Required task: Copy the listing verbatim, excluding any images found in it.

Recorded information:
"""
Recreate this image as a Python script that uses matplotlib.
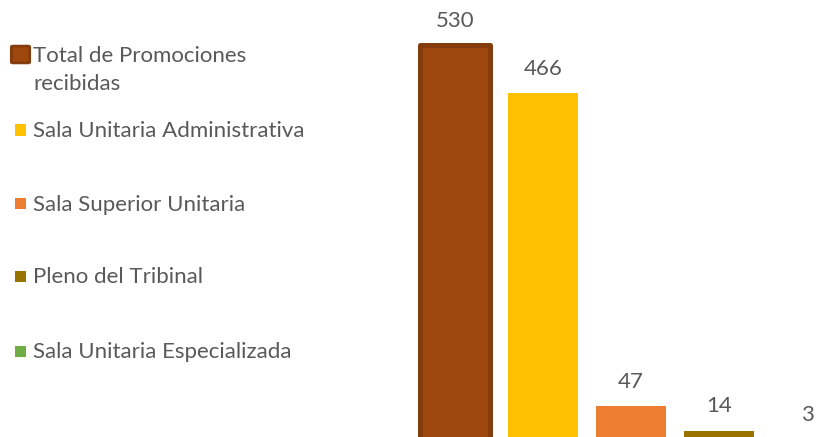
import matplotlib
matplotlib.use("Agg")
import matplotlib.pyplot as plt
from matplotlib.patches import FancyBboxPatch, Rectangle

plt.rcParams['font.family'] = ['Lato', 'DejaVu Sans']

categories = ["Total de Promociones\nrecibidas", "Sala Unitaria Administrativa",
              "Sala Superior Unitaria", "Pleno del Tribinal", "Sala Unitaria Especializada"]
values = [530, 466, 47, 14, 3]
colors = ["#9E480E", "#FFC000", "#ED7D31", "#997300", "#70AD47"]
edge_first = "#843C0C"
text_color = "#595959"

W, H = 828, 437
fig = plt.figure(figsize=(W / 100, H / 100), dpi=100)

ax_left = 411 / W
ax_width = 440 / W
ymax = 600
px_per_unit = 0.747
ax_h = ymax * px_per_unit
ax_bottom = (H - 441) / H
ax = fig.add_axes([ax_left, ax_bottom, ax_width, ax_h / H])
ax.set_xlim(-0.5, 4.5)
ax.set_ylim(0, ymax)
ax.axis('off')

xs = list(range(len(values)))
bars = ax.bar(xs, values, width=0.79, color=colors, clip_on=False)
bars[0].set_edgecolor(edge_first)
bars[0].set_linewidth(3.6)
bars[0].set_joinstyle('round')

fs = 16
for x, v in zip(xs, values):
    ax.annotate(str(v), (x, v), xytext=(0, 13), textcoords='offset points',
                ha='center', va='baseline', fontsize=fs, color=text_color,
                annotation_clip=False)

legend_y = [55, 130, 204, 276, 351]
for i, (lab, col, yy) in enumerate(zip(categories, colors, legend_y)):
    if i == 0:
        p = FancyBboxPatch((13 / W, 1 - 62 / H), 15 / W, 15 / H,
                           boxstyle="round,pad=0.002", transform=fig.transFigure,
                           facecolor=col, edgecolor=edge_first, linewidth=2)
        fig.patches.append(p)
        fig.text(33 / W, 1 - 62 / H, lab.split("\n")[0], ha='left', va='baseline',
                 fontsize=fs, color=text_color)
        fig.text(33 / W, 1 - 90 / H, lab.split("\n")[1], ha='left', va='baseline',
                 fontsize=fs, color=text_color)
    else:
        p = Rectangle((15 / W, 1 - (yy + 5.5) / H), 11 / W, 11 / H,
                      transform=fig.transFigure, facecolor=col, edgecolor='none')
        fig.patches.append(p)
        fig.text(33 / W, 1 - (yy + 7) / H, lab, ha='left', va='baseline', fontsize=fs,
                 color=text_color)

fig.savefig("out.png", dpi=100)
"""
Written answer:
Recreate this image as a Python script that uses matplotlib.
import matplotlib
matplotlib.use("Agg")
import matplotlib.pyplot as plt
from matplotlib.patches import FancyBboxPatch, Rectangle

plt.rcParams['font.family'] = ['Lato', 'DejaVu Sans']

categories = ["Total de Promociones\nrecibidas", "Sala Unitaria Administrativa",
              "Sala Superior Unitaria", "Pleno del Tribinal", "Sala Unitaria Especializada"]
values = [530, 466, 47, 14, 3]
colors = ["#9E480E", "#FFC000", "#ED7D31", "#997300", "#70AD47"]
edge_first = "#843C0C"
text_color = "#595959"

W, H = 828, 437
fig = plt.figure(figsize=(W / 100, H / 100), dpi=100)

ax_left = 411 / W
ax_width = 440 / W
ymax = 600
px_per_unit = 0.747
ax_h = ymax * px_per_unit
ax_bottom = (H - 441) / H
ax = fig.add_axes([ax_left, ax_bottom, ax_width, ax_h / H])
ax.set_xlim(-0.5, 4.5)
ax.set_ylim(0, ymax)
ax.axis('off')

xs = list(range(len(values)))
bars = ax.bar(xs, values, width=0.79, color=colors, clip_on=False)
bars[0].set_edgecolor(edge_first)
bars[0].set_linewidth(3.6)
bars[0].set_joinstyle('round')

fs = 16
for x, v in zip(xs, values):
    ax.annotate(str(v), (x, v), xytext=(0, 13), textcoords='offset points',
                ha='center', va='baseline', fontsize=fs, color=text_color,
                annotation_clip=False)

legend_y = [55, 130, 204, 276, 351]
for i, (lab, col, yy) in enumerate(zip(categories, colors, legend_y)):
    if i == 0:
        p = FancyBboxPatch((13 / W, 1 - 62 / H), 15 / W, 15 / H,
                           boxstyle="round,pad=0.002", transform=fig.transFigure,
                           facecolor=col, edgecolor=edge_first, linewidth=2)
        fig.patches.append(p)
        fig.text(33 / W, 1 - 62 / H, lab.split("\n")[0], ha='left', va='baseline',
                 fontsize=fs, color=text_color)
        fig.text(33 / W, 1 - 90 / H, lab.split("\n")[1], ha='left', va='baseline',
                 fontsize=fs, color=text_color)
    else:
        p = Rectangle((15 / W, 1 - (yy + 5.5) / H), 11 / W, 11 / H,
                      transform=fig.transFigure, facecolor=col, edgecolor='none')
        fig.patches.append(p)
        fig.text(33 / W, 1 - (yy + 7) / H, lab, ha='left', va='baseline', fontsize=fs,
                 color=text_color)

fig.savefig("out.png", dpi=100)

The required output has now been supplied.